Successful examination of the uterus was achieved in 1022/1046 women (97.7%). The uterine cavity could not be clearly visualised due to the presence of large calcified anterior fibroids in 12 women, thin atrophic endometrium in nine women, an intrauterine contraceptive device in two women and previous endometrial resection in one woman. These 24 women were excluded from further analysis.
Congenital uterine anomalies were observed in 55 women (5.4%), including 32 (3.1%) with an arcuate uterus and 23 (2.3%) with major anomalies; there were 16 women with a subseptate uterus, four with a bicornuate uterus, two with an unicornuate uterus and one with uterine agenesis.
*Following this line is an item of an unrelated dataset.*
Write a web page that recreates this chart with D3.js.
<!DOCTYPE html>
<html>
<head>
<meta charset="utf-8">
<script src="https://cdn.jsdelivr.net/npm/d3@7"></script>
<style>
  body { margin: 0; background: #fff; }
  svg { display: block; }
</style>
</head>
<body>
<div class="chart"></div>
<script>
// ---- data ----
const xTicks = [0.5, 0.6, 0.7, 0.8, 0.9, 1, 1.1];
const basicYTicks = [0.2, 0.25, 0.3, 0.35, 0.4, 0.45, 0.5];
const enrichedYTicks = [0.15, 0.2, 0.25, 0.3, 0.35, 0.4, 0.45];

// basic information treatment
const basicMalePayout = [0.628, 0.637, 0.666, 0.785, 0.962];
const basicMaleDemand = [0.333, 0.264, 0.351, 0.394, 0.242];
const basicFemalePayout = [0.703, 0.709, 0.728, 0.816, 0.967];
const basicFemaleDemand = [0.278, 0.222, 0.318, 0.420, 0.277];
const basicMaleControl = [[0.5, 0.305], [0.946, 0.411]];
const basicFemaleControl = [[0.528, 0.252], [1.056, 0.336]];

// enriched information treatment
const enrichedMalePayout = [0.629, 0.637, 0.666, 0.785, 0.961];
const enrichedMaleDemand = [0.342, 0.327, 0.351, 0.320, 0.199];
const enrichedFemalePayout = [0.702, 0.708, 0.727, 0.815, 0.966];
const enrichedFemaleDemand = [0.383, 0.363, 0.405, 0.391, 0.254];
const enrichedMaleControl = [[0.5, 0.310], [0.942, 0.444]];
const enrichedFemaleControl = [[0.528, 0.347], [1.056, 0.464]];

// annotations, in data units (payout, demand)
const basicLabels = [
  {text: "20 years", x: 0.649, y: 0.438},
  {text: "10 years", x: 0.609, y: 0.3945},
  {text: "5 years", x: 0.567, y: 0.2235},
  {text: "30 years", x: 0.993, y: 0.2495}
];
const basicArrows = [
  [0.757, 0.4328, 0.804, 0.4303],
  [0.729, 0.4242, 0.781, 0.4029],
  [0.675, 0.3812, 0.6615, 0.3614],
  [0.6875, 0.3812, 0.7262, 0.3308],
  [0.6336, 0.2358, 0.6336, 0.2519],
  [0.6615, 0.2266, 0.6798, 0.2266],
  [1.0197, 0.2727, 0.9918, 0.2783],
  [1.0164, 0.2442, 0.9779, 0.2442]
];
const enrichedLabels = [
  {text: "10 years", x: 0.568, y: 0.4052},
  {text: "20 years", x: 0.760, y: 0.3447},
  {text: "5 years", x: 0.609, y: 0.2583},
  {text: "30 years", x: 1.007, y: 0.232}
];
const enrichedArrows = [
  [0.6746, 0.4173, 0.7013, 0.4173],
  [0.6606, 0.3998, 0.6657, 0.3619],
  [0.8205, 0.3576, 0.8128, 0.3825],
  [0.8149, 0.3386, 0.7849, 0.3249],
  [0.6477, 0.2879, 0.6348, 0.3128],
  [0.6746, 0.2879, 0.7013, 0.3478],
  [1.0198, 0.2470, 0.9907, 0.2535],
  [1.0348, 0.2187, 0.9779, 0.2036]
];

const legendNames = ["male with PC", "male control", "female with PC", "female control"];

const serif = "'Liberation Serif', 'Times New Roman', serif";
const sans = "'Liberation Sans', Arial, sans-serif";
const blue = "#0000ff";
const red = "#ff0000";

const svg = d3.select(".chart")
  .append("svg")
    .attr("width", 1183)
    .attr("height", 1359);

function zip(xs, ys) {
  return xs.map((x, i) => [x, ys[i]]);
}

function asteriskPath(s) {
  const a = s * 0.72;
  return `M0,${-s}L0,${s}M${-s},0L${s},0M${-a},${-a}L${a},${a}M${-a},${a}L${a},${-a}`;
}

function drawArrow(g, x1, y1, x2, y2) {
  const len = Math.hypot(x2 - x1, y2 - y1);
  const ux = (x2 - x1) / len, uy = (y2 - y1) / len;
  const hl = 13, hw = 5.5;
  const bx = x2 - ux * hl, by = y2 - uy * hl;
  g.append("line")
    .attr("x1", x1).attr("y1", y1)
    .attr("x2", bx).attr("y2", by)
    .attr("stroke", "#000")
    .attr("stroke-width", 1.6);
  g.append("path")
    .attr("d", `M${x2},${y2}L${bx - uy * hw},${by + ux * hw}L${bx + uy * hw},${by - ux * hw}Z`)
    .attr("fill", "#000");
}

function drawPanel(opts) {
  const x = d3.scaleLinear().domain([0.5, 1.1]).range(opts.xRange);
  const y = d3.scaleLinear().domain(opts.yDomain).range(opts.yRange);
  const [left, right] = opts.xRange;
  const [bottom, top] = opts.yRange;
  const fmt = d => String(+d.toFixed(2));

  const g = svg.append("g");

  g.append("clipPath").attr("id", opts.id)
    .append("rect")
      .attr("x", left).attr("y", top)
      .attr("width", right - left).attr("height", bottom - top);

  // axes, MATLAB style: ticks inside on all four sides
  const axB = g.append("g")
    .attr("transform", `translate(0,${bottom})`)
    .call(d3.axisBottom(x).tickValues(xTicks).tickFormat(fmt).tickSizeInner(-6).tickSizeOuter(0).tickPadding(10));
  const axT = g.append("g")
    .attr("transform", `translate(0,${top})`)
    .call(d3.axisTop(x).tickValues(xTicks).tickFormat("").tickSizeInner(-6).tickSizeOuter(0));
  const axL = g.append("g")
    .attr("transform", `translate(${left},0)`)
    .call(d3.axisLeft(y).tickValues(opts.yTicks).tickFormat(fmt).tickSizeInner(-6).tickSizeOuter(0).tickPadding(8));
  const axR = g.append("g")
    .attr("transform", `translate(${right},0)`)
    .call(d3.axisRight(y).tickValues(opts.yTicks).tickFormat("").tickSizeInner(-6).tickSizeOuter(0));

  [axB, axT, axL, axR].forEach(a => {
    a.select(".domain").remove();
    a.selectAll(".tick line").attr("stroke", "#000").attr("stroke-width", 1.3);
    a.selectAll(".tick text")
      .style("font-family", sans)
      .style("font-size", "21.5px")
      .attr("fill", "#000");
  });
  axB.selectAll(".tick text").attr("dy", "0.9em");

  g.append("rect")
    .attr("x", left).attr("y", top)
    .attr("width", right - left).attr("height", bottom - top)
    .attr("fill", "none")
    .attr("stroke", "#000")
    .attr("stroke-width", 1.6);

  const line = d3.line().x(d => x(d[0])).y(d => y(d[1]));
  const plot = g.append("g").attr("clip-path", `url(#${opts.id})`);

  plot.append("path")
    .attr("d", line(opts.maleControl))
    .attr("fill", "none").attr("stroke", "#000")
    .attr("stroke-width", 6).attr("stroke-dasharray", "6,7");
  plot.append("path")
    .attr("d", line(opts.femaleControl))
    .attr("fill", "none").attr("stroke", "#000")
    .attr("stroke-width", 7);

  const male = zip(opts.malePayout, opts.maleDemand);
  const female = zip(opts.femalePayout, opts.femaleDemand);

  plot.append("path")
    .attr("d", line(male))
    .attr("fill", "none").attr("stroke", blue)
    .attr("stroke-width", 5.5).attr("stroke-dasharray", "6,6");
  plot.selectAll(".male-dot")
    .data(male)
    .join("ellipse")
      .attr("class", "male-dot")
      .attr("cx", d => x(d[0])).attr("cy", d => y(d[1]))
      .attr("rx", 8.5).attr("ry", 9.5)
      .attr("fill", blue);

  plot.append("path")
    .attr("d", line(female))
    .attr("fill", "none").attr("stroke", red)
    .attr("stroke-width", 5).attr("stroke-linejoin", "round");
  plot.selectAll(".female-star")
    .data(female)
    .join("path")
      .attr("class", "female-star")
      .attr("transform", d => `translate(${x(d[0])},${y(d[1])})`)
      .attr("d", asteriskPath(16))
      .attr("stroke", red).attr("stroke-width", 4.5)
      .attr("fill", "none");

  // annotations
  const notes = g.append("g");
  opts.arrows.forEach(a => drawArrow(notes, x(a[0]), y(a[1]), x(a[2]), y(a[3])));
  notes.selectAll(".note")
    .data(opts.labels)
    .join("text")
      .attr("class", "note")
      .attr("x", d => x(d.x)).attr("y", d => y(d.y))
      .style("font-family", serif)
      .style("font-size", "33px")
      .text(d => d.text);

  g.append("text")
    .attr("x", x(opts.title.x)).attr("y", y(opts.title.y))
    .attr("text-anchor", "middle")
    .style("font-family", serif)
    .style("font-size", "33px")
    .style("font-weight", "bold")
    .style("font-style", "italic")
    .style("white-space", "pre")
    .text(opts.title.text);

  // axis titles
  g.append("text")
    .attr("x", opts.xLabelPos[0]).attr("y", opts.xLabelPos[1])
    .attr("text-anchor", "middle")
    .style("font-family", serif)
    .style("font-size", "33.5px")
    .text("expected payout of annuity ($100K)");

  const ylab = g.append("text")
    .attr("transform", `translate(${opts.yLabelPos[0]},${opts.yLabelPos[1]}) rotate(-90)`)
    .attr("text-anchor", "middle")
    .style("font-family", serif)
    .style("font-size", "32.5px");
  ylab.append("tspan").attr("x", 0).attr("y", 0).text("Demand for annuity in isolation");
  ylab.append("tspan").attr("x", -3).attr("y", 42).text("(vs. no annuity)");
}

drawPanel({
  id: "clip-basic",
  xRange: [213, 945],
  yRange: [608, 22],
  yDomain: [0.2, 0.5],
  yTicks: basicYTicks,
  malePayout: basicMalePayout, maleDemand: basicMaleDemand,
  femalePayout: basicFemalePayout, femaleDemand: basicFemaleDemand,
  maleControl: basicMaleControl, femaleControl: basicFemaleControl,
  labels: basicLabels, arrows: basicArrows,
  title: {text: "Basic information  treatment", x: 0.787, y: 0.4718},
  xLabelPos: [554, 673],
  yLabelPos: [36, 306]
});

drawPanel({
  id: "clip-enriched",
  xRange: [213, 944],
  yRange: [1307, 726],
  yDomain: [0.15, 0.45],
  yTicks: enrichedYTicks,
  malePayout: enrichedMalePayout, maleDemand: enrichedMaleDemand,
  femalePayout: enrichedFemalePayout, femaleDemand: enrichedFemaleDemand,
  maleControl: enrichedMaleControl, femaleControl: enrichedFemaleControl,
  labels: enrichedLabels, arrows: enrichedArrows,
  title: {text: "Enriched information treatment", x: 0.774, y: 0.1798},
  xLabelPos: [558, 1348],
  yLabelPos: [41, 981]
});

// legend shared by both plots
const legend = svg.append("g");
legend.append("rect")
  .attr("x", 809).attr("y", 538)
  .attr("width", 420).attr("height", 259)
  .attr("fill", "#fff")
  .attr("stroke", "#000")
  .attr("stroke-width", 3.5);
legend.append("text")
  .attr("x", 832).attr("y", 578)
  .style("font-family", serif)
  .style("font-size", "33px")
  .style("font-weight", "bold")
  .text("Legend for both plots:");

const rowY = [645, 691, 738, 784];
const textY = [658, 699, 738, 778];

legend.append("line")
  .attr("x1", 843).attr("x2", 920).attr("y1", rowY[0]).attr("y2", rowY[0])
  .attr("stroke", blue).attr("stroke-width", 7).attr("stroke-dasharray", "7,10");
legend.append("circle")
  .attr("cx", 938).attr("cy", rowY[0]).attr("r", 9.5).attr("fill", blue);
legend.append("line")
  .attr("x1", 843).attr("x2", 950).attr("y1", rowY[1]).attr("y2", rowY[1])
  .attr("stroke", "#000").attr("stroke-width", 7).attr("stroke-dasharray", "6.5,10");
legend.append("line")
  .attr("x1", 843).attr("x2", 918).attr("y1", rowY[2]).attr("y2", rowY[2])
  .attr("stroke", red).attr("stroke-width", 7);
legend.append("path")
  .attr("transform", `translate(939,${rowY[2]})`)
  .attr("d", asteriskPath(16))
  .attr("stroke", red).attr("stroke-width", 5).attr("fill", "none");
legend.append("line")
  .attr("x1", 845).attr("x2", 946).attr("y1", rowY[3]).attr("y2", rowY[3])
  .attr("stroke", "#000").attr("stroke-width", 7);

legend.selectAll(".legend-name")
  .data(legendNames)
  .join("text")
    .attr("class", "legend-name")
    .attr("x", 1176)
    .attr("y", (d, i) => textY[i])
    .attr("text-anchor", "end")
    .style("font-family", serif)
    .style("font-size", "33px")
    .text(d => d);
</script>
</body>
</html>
There was no significant association between the prevalence of uterine anomalies and either the indication for referral (χ2= 1.76; P > 0.05; 5 df; Table 1), or the women's age (χ2= 2.4; P > 0.05; 3 df).
In this study of women attending a gynaecological ultrasound unit the prevalence of all congenital uterine anomalies was 5.4%, while the prevalence of major anomalies was 2.3%. Although our study population may not be representative of the general population, as most women attended for the scan because of a specific complaint, there was no significant association between the prevalence of anomalies and either the indication for the scan or the age of women.
These findings are compatible with those of three previous studies that attempted to define the prevalence of congenital uterine anomalies in low-risk populations by examining women undergoing elective sterilisation. Cooper et al.3 found congenital uterine anomalies in 20 (6.2%) of 323 women at hysteroscopic sterilisation, Ashton et al.4 reported major anomalies in 16(1.9%) of 840 hysterosalpingograms following transcervical tubal sterilisation and Simon et al.5 found major anomalies in 22 (3.2%) of 679 women that had a hysterosalpingogram five months after sterilisation by laparoscopy or laparotomy. Our findings are also compatible with the 1 % to 7% prevalence of uterine anomalies in studies utilising laparoscopy or hysterosalpingography to investigate women with infertility. In contrast, as expected, our prevalence of anomalies was lower than the 10% to 25% reported in studies of women with recurrent miscarriages.
The advantages of three-dimensional ultrasound in the study of uterine morphology are first, the technique is noninvasive, secondly, it provides quantitative information on parameters such as fundal indentation or septum length, which is not possible with the endoscopic methods or hysterosalpingography, and thirdly, the stored ultrasound data may be re-sliced in a way which provides standardised views of the uterus which is also impossible with the traditional techniques. In addition, three-dimensional ultrasound may improve our understanding of the pathophysiology of conditions such as recurrent miscarriage in the context of uterine anomalies and help to identify those women that may benefit from surgery; recent reports have shown that the prognosis in individuals with the same type of uterine anomaly is varied and have questioned the value of metroplasty in the treatment of multiple pregnancy loss6. The disadvantage of three-dimensional ultrasound is that it may not provide adequate examination in the presence of large uterine fibroids. Additionally, the technique is currently confined to a few specialised centres.